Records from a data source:
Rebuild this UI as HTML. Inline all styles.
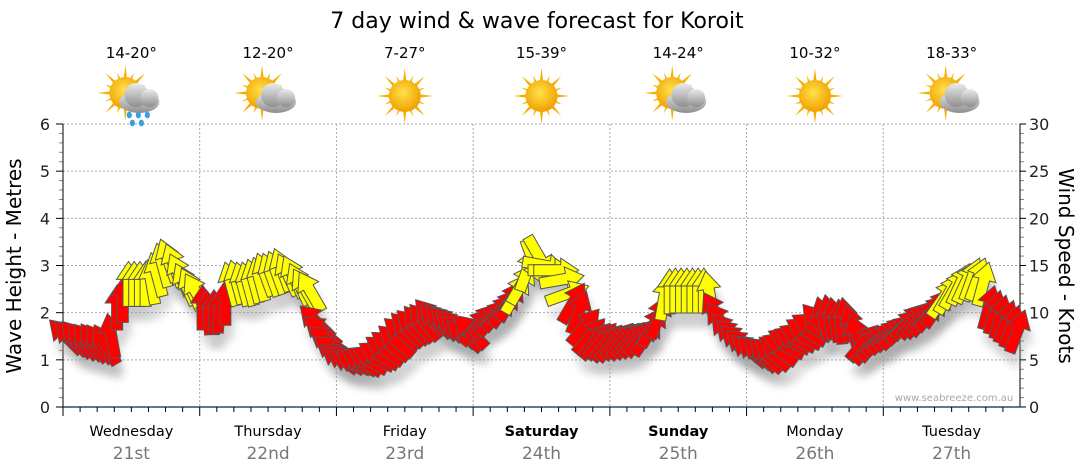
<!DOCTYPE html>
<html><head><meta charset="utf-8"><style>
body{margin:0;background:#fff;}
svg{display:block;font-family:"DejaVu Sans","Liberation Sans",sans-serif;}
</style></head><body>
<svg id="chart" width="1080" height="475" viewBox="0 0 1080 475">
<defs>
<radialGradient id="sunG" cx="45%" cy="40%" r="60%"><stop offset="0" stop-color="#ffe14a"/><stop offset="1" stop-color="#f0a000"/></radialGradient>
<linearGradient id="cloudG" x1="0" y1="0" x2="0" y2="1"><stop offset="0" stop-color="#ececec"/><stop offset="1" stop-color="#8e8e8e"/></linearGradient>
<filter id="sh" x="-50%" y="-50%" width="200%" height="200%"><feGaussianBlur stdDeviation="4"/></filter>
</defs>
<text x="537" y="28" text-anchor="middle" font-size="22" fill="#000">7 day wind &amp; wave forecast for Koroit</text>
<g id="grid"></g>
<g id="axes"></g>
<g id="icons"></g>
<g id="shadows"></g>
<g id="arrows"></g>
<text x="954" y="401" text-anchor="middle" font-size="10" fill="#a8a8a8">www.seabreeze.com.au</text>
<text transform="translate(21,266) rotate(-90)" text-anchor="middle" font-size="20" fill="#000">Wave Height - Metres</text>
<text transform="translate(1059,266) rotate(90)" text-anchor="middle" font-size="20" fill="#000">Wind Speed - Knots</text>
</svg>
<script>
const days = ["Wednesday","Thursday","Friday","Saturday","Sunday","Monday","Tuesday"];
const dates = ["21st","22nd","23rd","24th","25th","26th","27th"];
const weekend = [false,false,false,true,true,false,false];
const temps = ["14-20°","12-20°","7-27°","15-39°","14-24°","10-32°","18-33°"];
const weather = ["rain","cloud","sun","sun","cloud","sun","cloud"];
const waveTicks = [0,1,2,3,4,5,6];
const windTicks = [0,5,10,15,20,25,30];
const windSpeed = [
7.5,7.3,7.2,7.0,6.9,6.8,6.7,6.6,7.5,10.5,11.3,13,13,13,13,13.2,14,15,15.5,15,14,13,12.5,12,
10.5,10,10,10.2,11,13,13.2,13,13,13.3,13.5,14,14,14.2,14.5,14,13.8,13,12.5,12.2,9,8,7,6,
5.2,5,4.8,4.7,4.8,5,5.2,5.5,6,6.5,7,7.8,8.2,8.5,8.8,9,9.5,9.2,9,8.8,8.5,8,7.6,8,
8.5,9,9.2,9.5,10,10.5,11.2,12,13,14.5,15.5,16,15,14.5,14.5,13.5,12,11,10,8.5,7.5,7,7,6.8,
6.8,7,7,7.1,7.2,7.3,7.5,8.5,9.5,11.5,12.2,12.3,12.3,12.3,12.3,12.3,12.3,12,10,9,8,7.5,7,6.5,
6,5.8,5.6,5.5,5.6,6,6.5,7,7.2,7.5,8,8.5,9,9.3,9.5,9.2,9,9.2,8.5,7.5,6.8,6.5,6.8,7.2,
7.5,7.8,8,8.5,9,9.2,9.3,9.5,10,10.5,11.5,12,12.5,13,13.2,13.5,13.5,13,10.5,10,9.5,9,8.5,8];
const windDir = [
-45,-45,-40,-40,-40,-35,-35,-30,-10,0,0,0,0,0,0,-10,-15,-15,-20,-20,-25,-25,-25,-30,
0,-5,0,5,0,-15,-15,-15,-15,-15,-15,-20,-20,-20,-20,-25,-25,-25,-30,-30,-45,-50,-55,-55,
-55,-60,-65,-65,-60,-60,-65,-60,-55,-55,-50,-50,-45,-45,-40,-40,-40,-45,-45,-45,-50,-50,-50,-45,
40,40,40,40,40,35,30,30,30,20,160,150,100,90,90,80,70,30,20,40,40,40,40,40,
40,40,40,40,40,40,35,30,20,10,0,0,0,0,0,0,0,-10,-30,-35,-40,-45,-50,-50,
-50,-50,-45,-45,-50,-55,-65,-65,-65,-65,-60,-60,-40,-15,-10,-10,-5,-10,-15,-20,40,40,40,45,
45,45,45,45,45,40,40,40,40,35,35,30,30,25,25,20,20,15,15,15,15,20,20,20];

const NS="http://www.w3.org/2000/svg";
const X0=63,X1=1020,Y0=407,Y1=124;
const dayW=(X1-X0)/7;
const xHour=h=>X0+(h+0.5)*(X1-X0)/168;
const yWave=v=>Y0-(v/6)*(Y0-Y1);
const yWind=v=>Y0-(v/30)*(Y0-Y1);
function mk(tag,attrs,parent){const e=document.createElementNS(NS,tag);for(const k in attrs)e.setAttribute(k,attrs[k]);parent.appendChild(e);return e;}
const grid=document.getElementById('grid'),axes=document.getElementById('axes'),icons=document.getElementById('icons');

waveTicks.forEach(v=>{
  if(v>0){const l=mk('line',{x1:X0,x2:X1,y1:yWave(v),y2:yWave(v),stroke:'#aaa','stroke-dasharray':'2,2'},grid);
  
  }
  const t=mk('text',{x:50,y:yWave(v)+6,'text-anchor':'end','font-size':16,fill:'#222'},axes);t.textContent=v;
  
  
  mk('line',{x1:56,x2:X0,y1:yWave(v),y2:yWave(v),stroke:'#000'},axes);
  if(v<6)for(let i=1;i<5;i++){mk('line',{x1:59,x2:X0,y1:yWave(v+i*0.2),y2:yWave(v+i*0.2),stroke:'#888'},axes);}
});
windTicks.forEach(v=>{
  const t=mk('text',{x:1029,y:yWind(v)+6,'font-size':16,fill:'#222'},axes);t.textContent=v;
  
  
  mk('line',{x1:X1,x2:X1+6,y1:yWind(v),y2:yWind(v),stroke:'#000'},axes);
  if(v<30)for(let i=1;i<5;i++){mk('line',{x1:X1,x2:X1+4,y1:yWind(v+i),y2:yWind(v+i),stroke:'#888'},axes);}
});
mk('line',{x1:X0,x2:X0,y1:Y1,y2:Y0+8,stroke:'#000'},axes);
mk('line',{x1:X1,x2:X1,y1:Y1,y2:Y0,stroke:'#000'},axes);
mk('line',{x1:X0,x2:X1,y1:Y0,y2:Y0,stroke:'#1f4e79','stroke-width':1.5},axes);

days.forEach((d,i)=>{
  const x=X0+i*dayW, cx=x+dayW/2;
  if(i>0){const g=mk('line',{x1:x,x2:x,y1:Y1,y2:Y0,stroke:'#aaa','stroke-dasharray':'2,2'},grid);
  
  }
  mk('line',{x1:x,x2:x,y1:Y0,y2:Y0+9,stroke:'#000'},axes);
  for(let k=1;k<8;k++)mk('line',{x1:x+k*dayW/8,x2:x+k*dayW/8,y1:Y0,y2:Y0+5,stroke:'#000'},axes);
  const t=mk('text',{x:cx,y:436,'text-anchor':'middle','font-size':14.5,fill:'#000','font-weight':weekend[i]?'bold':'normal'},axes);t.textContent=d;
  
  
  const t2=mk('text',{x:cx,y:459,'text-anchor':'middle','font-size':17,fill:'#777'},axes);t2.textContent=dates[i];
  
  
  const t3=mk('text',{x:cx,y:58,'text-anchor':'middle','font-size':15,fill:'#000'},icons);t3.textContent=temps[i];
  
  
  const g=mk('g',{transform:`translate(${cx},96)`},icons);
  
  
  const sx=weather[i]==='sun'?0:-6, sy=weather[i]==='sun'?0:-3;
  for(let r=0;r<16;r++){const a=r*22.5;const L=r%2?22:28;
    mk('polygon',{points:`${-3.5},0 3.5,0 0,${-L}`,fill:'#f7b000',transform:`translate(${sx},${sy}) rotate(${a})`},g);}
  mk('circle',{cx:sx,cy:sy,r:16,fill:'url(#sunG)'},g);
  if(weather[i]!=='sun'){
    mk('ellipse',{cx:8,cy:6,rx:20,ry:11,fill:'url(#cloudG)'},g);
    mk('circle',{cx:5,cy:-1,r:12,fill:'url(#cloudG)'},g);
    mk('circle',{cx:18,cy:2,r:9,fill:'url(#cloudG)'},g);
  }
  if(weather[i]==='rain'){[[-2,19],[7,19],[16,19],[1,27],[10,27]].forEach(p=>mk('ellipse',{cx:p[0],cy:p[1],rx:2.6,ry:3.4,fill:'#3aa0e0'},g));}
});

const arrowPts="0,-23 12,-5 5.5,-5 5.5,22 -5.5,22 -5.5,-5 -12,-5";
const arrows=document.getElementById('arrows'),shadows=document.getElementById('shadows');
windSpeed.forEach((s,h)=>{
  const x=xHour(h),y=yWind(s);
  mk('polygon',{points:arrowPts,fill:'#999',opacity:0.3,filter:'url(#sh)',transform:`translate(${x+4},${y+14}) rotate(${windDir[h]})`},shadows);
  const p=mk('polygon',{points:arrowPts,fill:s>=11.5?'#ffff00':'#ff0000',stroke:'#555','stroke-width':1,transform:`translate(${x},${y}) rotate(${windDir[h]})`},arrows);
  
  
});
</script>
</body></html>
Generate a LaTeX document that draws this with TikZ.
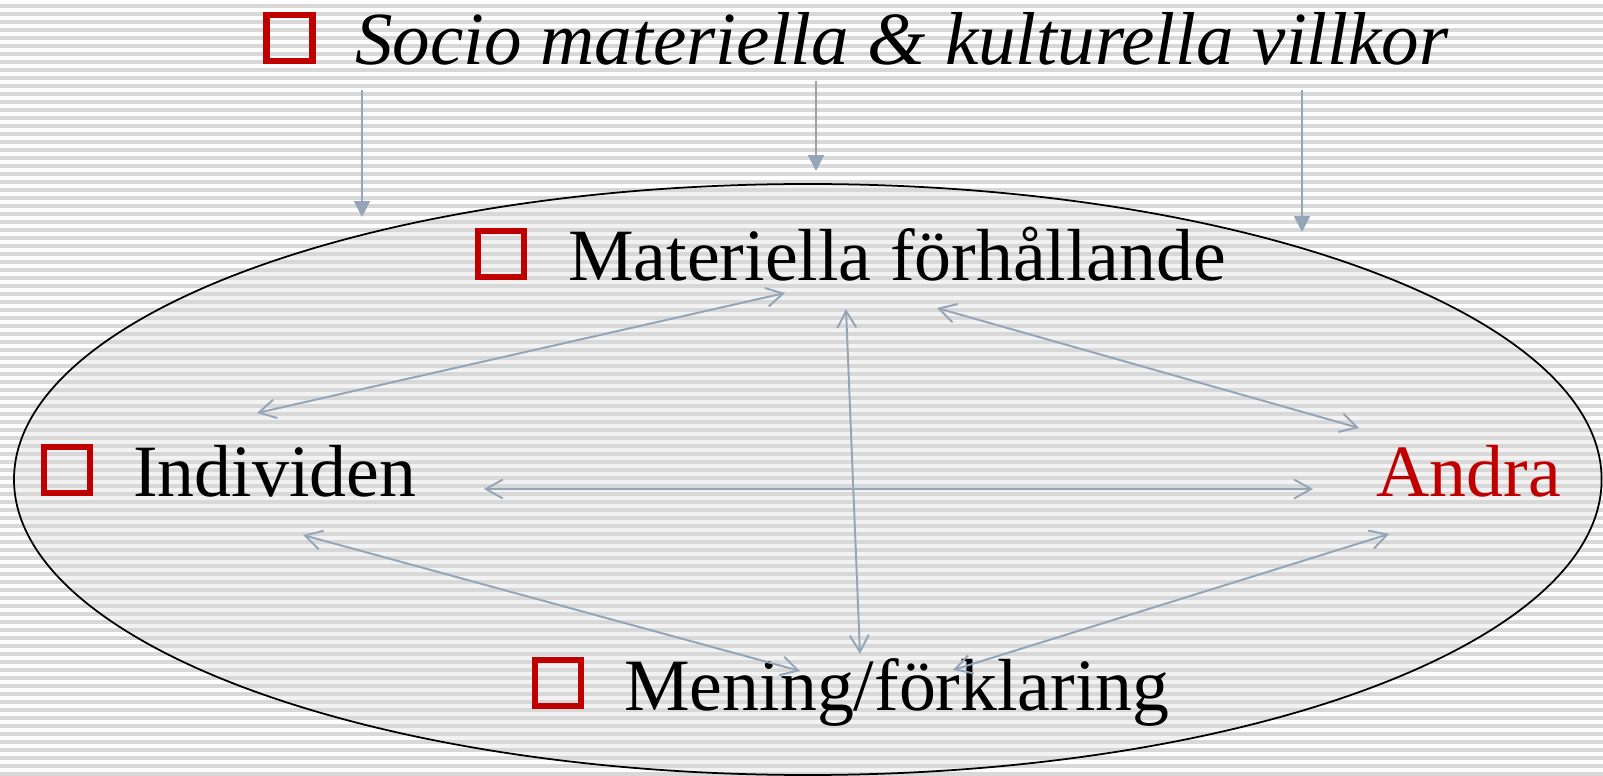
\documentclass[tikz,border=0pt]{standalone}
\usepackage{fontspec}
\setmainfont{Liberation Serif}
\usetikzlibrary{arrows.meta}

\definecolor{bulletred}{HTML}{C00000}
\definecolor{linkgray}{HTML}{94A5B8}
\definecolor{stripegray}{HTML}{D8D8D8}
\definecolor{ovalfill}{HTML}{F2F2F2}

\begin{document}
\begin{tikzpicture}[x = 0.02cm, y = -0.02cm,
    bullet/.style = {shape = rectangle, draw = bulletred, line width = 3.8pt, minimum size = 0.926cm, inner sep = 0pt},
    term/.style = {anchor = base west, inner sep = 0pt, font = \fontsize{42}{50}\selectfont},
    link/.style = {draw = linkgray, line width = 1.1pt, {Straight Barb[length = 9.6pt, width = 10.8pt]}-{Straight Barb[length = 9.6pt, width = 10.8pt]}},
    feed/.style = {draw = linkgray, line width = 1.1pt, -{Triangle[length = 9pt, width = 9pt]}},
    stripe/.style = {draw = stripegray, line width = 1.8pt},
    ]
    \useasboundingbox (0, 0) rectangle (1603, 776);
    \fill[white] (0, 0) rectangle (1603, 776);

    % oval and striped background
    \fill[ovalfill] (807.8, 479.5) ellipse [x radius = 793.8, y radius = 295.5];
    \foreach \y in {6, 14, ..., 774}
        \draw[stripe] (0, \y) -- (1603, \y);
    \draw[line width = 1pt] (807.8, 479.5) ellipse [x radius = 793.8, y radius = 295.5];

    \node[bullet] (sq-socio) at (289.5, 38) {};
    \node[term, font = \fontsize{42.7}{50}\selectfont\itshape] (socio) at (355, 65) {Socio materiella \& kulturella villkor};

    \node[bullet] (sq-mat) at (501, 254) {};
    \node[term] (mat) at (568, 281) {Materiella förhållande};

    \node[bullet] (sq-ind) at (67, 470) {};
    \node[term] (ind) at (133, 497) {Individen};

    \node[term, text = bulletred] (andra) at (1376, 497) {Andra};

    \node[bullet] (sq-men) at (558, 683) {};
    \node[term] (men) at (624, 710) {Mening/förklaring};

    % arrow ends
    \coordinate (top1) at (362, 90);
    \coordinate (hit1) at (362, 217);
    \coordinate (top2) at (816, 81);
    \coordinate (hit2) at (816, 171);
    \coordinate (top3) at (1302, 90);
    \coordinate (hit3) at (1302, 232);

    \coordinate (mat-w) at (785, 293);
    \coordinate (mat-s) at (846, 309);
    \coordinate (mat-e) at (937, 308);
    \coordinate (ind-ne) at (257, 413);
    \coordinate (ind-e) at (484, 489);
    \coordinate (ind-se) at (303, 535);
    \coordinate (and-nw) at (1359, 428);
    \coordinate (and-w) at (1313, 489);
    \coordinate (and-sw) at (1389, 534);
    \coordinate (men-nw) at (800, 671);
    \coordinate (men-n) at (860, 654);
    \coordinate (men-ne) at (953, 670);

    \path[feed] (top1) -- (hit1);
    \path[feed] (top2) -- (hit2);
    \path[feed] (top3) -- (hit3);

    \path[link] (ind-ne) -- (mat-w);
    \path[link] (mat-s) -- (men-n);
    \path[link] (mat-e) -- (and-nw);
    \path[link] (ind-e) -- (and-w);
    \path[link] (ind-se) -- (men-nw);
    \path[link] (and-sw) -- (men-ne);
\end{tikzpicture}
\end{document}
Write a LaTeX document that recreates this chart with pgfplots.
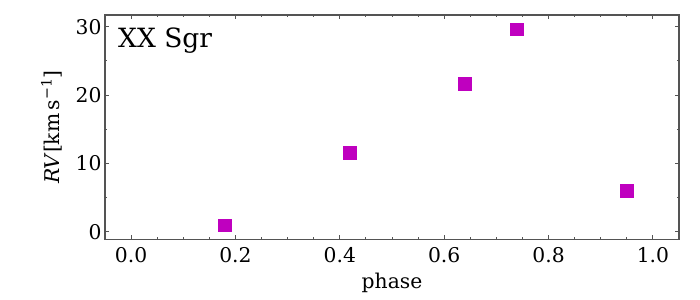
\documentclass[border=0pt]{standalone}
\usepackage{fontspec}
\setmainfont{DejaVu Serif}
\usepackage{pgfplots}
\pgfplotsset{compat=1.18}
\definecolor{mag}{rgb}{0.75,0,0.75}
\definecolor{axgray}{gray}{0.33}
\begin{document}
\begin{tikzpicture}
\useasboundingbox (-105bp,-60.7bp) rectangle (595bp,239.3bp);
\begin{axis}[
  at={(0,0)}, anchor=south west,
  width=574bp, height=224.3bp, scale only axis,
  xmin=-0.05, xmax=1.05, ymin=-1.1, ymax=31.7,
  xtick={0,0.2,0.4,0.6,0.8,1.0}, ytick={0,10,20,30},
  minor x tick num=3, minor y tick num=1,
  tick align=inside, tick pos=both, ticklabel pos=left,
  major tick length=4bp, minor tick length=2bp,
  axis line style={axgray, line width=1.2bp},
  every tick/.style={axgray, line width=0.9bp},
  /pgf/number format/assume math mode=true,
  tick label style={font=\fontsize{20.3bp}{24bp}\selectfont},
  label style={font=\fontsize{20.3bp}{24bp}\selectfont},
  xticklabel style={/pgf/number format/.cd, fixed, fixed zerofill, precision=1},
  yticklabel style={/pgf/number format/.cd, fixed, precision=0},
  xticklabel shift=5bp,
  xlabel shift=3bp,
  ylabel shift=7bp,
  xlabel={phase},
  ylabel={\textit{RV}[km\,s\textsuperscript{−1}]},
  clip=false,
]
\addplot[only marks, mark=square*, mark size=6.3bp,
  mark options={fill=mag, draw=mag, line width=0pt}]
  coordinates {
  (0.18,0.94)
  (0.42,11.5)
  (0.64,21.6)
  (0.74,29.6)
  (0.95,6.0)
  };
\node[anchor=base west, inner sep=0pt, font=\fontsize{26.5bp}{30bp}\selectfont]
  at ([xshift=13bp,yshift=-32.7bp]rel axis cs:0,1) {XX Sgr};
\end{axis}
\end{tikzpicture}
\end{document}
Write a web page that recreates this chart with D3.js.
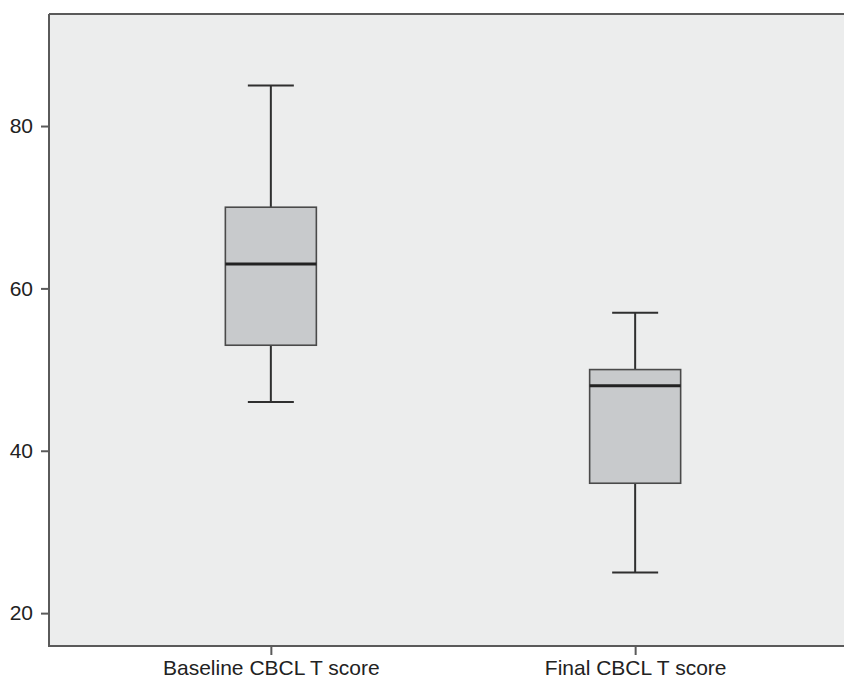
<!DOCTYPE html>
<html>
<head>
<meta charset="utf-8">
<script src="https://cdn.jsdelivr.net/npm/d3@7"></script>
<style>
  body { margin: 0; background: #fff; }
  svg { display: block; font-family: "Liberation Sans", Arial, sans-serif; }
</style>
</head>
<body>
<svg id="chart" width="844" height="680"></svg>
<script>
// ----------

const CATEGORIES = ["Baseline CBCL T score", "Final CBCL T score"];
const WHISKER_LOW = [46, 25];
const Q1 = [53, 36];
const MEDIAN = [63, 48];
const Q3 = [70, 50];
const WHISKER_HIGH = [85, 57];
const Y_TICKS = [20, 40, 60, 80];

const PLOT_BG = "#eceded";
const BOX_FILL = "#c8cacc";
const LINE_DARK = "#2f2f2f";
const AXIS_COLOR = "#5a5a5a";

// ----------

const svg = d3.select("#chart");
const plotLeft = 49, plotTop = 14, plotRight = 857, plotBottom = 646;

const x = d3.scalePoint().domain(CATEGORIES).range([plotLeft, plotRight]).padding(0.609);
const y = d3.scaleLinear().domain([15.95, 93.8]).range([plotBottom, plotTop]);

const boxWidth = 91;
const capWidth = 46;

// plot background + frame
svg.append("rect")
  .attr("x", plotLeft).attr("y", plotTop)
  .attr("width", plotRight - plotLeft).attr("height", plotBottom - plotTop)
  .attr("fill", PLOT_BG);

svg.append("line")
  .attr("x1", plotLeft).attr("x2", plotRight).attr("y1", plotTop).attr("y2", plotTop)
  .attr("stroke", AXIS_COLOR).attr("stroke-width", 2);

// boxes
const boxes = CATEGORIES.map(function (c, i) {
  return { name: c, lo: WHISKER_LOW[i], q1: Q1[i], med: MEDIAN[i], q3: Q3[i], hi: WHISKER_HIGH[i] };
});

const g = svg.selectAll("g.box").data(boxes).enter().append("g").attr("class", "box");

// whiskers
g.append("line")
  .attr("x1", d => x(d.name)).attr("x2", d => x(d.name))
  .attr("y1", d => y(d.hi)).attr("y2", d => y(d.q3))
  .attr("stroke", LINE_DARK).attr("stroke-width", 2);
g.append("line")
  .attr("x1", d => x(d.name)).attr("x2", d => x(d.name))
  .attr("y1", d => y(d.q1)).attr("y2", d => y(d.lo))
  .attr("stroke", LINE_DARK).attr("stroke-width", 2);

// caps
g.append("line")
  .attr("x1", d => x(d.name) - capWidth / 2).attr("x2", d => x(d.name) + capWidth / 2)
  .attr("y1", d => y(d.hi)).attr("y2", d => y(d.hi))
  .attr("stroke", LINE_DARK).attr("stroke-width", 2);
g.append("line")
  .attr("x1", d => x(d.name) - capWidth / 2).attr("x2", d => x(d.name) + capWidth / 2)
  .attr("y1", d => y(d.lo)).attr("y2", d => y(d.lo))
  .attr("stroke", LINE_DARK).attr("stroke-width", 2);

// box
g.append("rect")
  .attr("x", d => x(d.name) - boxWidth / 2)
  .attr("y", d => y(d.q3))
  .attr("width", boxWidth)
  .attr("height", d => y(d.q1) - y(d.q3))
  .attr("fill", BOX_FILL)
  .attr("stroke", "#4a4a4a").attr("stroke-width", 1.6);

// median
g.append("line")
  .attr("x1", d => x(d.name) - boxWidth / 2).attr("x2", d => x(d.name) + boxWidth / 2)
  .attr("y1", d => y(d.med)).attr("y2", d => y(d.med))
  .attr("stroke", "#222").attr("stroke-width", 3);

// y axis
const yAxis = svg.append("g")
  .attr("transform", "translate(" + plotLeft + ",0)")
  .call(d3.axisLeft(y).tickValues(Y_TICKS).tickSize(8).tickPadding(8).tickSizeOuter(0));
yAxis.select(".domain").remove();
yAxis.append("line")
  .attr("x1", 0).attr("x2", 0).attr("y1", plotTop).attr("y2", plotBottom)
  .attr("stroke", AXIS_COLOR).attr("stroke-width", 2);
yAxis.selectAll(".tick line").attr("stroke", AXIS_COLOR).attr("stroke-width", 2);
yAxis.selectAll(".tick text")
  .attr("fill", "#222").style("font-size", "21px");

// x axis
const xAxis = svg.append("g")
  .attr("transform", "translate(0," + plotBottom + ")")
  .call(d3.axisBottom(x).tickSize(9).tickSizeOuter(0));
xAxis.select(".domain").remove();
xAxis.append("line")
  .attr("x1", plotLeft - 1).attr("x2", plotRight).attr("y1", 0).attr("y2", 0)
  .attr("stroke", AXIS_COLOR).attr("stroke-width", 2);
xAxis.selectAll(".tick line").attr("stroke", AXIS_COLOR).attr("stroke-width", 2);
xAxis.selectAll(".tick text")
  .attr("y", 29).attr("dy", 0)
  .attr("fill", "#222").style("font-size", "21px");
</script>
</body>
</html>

■ Short task
Pull out all lines from the entries above in which the word "recreates" appears.

■ Task response
Write a LaTeX document that recreates this chart with pgfplots.
Write a web page that recreates this chart with D3.js.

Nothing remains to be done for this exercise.